In Utah, the Supreme Court’s opinion was sent to the state legislature’s general counsel Friday where it was determined that a 2020 statute “prohibiting all elective abortions in Utah, except in rare circumstances involving rape, incest or medical emergency,” could take effect, according to a state legislature news release.

In Texas, the state’s trigger law takes effect 30 days after the court’s judgement. But Whole Women’s Health, an organization that has operated four clinics providing reproductive health services in Texas and other states, said it had stopped providing abortion procedures altogether following Friday’s ruling. 

Kentucky’s Republican attorney general, Daniel Cameron, said his state’s trigger law had also gone into effect immediately following Friday’s ruling. Kentucky’s law contains exceptions for the health of the mother, but not for rape or incest.

Arkansas’ Republican attorney general, Leslie Rutledge, also initiated enforcement.

Idaho Gov. Brad Little, a Republican, said his state’s abortion ban will go into effect this summer.

Some of the states with pre-Roe bans had those laws back before a judge after the Supreme Court ruling.

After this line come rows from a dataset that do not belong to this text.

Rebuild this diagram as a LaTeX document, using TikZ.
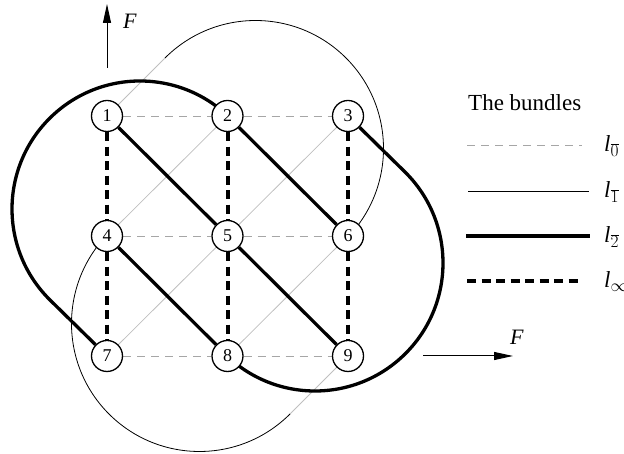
\documentclass[tikz,border=0pt]{standalone}
\usepackage{fontspec}
\setmainfont{Liberation Serif}
\usetikzlibrary{arrows.meta}
\pgfdeclarelayer{bg}
\pgfsetlayers{bg,main}
\begin{document}
\begin{tikzpicture}[x=1pt,y=1pt,
  vtx/.style={circle,draw,line width=1.3pt,fill=white,minimum size=31pt,inner sep=0pt,
    font=\fontsize{18}{18}\selectfont},
  lzero/.style={draw=black!35,line width=0.9pt,dash pattern=on 8pt off 6pt},
  lonegray/.style={draw=black!25,line width=0.8pt},
  lone/.style={draw=black,line width=0.8pt},
  ltwo/.style={draw=black,line width=3.3pt},
  linf/.style={draw=black,line width=4pt,dash pattern=on 9pt off 5.5pt},
  farrow/.style={line width=1pt,-{Triangle[length=19pt,width=8pt]}},
  lbl/.style={font=\fontsize{23}{23}\selectfont,inner sep=0pt},
  flbl/.style={font=\fontsize{22}{22}\selectfont,inner sep=0pt}
]
\useasboundingbox (0,0) rectangle (624,454);

% vertices
\node[vtx] (n1) at (107,338) {1};
\node[vtx] (n2) at (227.5,338) {2};
\node[vtx] (n3) at (348,338) {3};
\node[vtx] (n4) at (107,218) {4};
\node[vtx] (n5) at (227.5,218) {5};
\node[vtx] (n6) at (348,218) {6};
\node[vtx] (n7) at (107,98) {7};
\node[vtx] (n8) at (227.5,98) {8};
\node[vtx] (n9) at (348,98) {9};

% auxiliary points
\coordinate (ta) at (165,396);
\coordinate (tb) at (290,40);
\coordinate (tl) at (49.5,154.5);
\coordinate (tr) at (405.5,281.5);

\begin{pgfonlayer}{bg}
% l0 bundle
\draw[lzero] (n1) -- (n2);
\draw[lzero] (n2) -- (n3);
\draw[lzero] (n4) -- (n5);
\draw[lzero] (n5) -- (n6);
\draw[lzero] (n7) -- (n8);
\draw[lzero] (n8) -- (n9);
% l1 bundle
\draw[lonegray] (n2) -- (n4);
\draw[lonegray] (n3) -- (n5);
\draw[lonegray] (n5) -- (n7);
\draw[lonegray] (n6) -- (n8);
\draw[lonegray] (n1) -- (ta);
\draw[lonegray] (n9) -- (tb);
\draw[lone] (ta) arc[start angle=135,end angle=-43.4,radius=128pt];
\draw[lone] (tb) arc[start angle=-45,end angle=-223.4,radius=128pt];
% l2 bundle
\draw[ltwo] (n1) -- (n5);
\draw[ltwo] (n5) -- (n9);
\draw[ltwo] (n2) -- (n6);
\draw[ltwo] (n4) -- (n8);
\draw[ltwo] (n7) -- (tl) arc[start angle=225,end angle=46.7,radius=128pt];
\draw[ltwo] (n3) -- (tr) arc[start angle=45,end angle=-133.3,radius=128pt];
% l-infinity bundle
\draw[linf] (n1) -- (n4);
\draw[linf] (n4) -- (n7);
\draw[linf] (n2) -- (n5);
\draw[linf] (n5) -- (n8);
\draw[linf] (n3) -- (n6);
\draw[linf] (n6) -- (n9);
\end{pgfonlayer}

% F arrows
\coordinate (fva) at (107,386);
\coordinate (fvb) at (107,450);
\draw[farrow] (fva) -- (fvb);
\node[flbl] (fv) at (130,433) {\textit{F}};
\coordinate (fha) at (423,98);
\coordinate (fhb) at (513,98);
\draw[farrow] (fha) -- (fhb);
\node[flbl] (fh) at (517,117) {\textit{F}};

% legend
\node[lbl,anchor=base west] (title) at (468,343) {The bundles};
\coordinate (a0) at (467,309); \coordinate (b0) at (582,309);
\coordinate (a1) at (468,263); \coordinate (b1) at (589,263);
\coordinate (a2) at (466,218); \coordinate (b2) at (590,218);
\coordinate (a3) at (467,173); \coordinate (b3) at (582,173);
\draw[lzero] (a0) -- (b0);
\draw[lone] (a1) -- (b1);
\draw[ltwo] (a2) -- (b2);
\draw[linf] (a3) -- (b3);
\node[lbl,anchor=base west] (k0) at (604,302) {\textit{l}$_{\overline{0}}$};
\node[lbl,anchor=base west] (k1) at (604,256) {\textit{l}$_{\overline{1}}$};
\node[lbl,anchor=base west] (k2) at (604,211) {\textit{l}$_{\overline{2}}$};
\node[lbl,anchor=base west] (k3) at (604,166) {\textit{l}$_{\infty}$};
\end{tikzpicture}
\end{document}
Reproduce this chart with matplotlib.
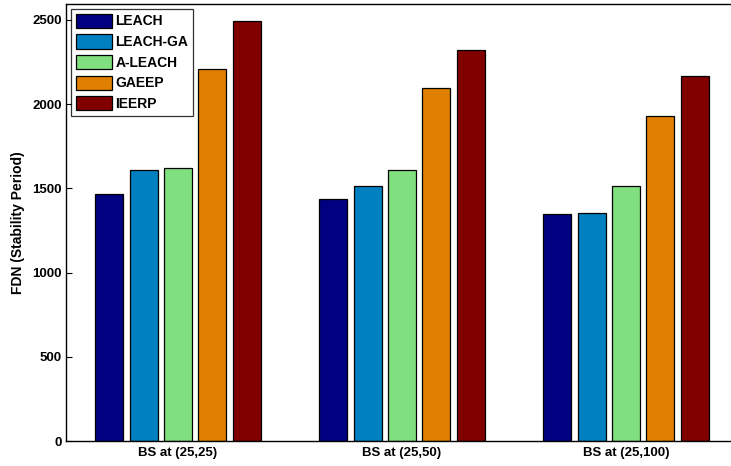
import numpy as np
import matplotlib.pyplot as plt

plt.rcParams["font.family"] = "Liberation Sans"
plt.rcParams["font.weight"] = "bold"
plt.rcParams["font.size"] = 9

groups = ["BS at (25,25)", "BS at (25,50)", "BS at (25,100)"]
protocols = ["LEACH", "LEACH-GA", "A-LEACH", "GAEEP", "IEERP"]
colors = ["#000080", "#0080C0", "#80E080", "#E08000", "#800000"]

leach    = [1467, 1435, 1346]
leach_ga = [1607, 1514, 1352]
a_leach  = [1619, 1607, 1512]
gaeep    = [2207, 2094, 1928]
ieerp    = [2492, 2320, 2166]
series = [leach, leach_ga, a_leach, gaeep, ieerp]

yticks = [0, 500, 1000, 1500, 2000, 2500]

fig = plt.figure(figsize=(7.31, 4.66), dpi=100)
# axes run a bit past the right edge of the figure
ax = fig.add_axes([66/731, 25/466, 672/731, 437/466])

x = np.arange(1, len(groups) + 1)
slot = 0.154
width = 0.125
for i, (vals, c, name) in enumerate(zip(series, colors, protocols)):
    ax.bar(x + (i - 2) * slot, vals, width, color=c, edgecolor="black",
           linewidth=0.9, label=name, zorder=2)

ax.set_xlim(0.5, 3.5)
ax.set_ylim(0, 2595)
ax.set_xticks(x)
ax.set_xticklabels(groups, fontsize=9.5, fontweight="bold")
ax.set_yticks(yticks)
ax.set_yticklabels([str(v) for v in yticks], fontsize=9.5, fontweight="bold")
ax.tick_params(axis="both", direction="in", length=4, width=0.8,
               right=True, top=False, pad=3)
ax.tick_params(axis="x", length=0, pad=4)
ax.set_ylabel("FDN (Stability Period)", fontsize=10, fontweight="bold", labelpad=5)
for s in ax.spines.values():
    s.set_linewidth(1.0)

leg = ax.legend(loc="upper left", bbox_to_anchor=(0.0075, 0.989), fontsize=10,
                frameon=True, fancybox=False, edgecolor="black",
                handlelength=2.6, handleheight=1.2, labelspacing=0.42,
                handletextpad=0.25, borderpad=0.35, borderaxespad=0.0)
leg.get_frame().set_linewidth(0.9)
for t in leg.get_texts():
    t.set_fontweight("bold")

fig.savefig("out.png", dpi=100)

In Michigan, a 1931 law that calls for up to four years of prison time for doctors who perform abortions — and possibly women who take medication to induce an abortion — took effect Friday, Democratic Gov. Gretchen Whitmer said in a statement.

Whitmer, who is up for re-election this fall, called the law “antiquated” and noted that, “for now, a Michigan court has put a temporary hold on the law” — but that the “decision is not final.” Whitmer filed a lawsuit in April urging her state’s Supreme Court to determine whether the Michigan Constitution protects the right to an abortion.

In Wisconsin, meanwhile, Planned Parenthood announced it was “temporarily suspending” abortion services in response to the Supreme Court decision and a 19th century state law.

“Because Wisconsin’s criminal abortion ban remains in effect, Planned Parenthood Wisconsin is temporarily suspending abortion services,”  the group’s president, Tanya Atkinson, said.

Wisconsin has an 1849 law banning abortion in almost all cases, which has technically taken effect. However, the state’s Democratic governor, Tony Evers, and Democratic attorney general Josh Kaul — who are both seeking re-election this year — have vowed to not enforce it.

In Arizona, Roe’s reversal reinstated a 1901 law criminalizing abortion, making it a felony punishable by two to five years in prison for anyone who performs an abortion or even helps a woman obtain one. The law, which dates to before Arizona was a state but has never been repealed, includes an exception to save the woman’s life.

More recent restrictions have been passed in Arizona, though, including a law signed in March by Republican Gov. Doug Ducey banning abortions after 15 weeks of pregnancy. The law makes exceptions for medical emergencies but not for rape or incest. Legislators have wrangled over which law should have superseding authority, though Republican attorney general Mark Brnovich said Friday that the state’s 15-week ban will go into effect this summer.

In many other GOP-led states, 15- and six-week bans, which are now legal, will quickly go into effect as state officials take steps in court.

In Georgia, for example, attorney general Chris Carr, a Republican, said the state filed Friday to lift a stay on the state’s 2019 law banning abortions at about six weeks into pregnancy, before many women even know they’re pregnant.

The law, like many others, had been blocked by a federal appeals court. The law includes exceptions for rape and incest if the victims have filed police reports and if doctors have deemed the pregnancies “medically futile.”